I take the simple view that computing is essential for science and business to progress, and high-performance computing is the tool we use. From the hardware I think we have had CPU-centric supercomputers and today we are seeing AI-centric supercomputers emerge and, in the future, I predict we will have quantum-centric supercomputers. The trend to go serverless for HPC fits nicely into the direction quantum is going and if we can make quantum serverless a reality I think a supercomputer that has accelerators for all workloads is the tool we will need to push science and technology forward.
I think this can go even further as we start to understand the intersection between communication and storage for edge-based workloads. Do we need quantum version of edge and or distributed quantum-centric supercomputers? I think the answer will be yes, but this will mean we need to understand how quantum networking, computation, and storage all work together as we build larger and more powerful machines. This can only be done through a vibrant and active community of quantum researchers and developers.
Outside of the professional sphere, what can you tell us about yourself – family stories, unique hobbies, favorite places, etc.? Is there anything about you your colleagues might be surprised to learn?

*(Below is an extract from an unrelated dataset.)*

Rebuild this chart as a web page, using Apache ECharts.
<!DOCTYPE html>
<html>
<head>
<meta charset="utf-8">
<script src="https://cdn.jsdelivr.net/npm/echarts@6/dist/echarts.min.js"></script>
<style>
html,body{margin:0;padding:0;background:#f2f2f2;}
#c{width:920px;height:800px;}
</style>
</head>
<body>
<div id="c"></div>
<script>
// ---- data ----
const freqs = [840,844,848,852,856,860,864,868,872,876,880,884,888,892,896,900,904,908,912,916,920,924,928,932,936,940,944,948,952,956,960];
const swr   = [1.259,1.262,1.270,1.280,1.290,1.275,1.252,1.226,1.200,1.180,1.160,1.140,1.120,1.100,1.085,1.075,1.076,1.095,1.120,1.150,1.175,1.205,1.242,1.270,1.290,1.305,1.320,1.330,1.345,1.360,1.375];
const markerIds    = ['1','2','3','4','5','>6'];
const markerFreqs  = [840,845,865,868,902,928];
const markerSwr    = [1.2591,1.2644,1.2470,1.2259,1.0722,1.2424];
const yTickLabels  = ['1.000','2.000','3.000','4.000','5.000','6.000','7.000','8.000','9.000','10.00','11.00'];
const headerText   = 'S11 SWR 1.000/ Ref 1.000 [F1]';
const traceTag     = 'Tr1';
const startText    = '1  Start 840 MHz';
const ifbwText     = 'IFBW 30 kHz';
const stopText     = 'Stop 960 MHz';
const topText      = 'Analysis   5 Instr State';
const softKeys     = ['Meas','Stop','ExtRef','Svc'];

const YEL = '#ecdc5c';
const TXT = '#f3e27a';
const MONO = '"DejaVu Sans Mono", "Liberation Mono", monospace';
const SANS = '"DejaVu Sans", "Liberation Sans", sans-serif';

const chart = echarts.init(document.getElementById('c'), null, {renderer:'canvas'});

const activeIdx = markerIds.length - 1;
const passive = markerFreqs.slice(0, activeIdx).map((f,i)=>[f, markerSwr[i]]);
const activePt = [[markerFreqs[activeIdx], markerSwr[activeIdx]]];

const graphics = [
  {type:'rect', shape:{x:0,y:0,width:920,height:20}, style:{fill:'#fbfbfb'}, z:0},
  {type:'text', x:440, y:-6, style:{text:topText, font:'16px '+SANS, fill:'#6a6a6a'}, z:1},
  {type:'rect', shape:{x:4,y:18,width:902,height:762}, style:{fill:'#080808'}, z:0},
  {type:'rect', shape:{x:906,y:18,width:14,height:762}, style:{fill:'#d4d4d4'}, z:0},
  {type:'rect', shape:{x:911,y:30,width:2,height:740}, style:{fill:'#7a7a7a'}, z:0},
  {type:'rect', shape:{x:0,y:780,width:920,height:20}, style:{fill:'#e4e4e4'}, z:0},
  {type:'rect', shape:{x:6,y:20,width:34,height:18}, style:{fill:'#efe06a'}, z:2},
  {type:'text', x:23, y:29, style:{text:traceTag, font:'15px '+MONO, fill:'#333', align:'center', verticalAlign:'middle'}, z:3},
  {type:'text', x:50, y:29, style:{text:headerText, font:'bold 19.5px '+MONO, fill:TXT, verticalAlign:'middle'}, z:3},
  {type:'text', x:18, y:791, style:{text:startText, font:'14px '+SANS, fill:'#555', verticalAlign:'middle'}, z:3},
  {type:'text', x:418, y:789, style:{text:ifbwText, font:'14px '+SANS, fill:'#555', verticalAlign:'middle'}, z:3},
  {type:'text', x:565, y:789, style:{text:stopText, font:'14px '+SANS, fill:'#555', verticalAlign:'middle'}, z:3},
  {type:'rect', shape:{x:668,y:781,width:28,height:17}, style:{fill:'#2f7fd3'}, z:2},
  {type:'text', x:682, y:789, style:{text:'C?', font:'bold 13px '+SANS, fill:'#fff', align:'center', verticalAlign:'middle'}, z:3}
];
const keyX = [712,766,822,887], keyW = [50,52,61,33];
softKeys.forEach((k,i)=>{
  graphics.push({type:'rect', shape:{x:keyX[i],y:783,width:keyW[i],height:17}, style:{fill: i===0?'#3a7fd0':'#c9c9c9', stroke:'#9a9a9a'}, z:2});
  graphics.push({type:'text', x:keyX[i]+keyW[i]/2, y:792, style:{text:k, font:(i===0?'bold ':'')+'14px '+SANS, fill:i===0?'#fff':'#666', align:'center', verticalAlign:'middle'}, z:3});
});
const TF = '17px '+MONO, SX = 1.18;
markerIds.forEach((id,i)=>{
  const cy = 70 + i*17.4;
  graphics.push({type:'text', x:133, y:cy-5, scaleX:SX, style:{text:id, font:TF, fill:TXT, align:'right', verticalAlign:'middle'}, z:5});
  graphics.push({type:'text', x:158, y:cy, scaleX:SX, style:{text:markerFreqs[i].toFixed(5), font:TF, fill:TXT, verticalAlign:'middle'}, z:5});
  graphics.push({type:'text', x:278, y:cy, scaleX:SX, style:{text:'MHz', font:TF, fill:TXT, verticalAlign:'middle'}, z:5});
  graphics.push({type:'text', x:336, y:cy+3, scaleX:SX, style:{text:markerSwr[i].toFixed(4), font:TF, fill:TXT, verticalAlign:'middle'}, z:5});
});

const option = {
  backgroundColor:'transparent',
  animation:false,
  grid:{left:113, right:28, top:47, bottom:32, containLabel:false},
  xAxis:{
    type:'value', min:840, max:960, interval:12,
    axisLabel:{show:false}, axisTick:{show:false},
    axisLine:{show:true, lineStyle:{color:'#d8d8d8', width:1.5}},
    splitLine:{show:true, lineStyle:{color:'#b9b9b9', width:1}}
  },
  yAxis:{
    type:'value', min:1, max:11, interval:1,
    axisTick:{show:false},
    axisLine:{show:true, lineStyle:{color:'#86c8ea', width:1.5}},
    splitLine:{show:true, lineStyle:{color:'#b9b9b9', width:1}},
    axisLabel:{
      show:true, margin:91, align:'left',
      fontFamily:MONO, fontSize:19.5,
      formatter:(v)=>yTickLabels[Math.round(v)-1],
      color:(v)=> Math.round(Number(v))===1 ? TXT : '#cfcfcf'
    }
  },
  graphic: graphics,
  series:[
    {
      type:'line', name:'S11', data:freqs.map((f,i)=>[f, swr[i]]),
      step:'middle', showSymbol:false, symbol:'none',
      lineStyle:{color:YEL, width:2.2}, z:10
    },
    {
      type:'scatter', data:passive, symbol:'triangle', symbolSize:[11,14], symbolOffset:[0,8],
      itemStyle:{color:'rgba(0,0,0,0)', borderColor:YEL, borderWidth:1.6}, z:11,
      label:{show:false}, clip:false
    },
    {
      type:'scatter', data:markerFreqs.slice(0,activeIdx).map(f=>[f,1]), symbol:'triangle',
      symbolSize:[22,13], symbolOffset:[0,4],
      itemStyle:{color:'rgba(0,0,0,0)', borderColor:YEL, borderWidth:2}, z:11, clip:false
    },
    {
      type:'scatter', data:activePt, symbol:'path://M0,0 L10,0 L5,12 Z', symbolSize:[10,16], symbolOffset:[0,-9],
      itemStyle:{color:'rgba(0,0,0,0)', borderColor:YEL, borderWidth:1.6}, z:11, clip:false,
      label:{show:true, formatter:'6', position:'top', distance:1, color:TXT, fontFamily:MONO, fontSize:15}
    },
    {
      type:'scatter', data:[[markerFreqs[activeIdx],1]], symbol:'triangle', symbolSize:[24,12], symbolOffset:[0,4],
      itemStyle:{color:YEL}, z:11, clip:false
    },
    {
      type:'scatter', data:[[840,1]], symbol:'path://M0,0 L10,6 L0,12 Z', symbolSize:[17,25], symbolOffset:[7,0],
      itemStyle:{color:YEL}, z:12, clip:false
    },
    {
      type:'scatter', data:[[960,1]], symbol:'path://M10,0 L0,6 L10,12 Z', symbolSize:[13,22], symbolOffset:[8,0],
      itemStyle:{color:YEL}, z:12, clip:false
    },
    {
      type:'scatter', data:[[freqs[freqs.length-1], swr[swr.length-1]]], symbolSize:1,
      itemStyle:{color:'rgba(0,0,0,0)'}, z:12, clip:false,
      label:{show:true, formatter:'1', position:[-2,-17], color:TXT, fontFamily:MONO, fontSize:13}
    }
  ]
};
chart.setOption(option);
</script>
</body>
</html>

I grew up in Queensland Australia doing lots of surfing and outdoor activity. From a young age I wanted to build things and was either going to be carpenter or mechanic, but I caught the science bug at university and always found myself doing the subject I did not understand. To relax I have moved away from surfing and focus on snowboarding in the winter and kayaking in the summer. For fun I like to work on restoring the house and building simple furniture. I recently purchased a lake cottage in upstate New York, so I am spending some time to set it up for a relaxing outdoor get away.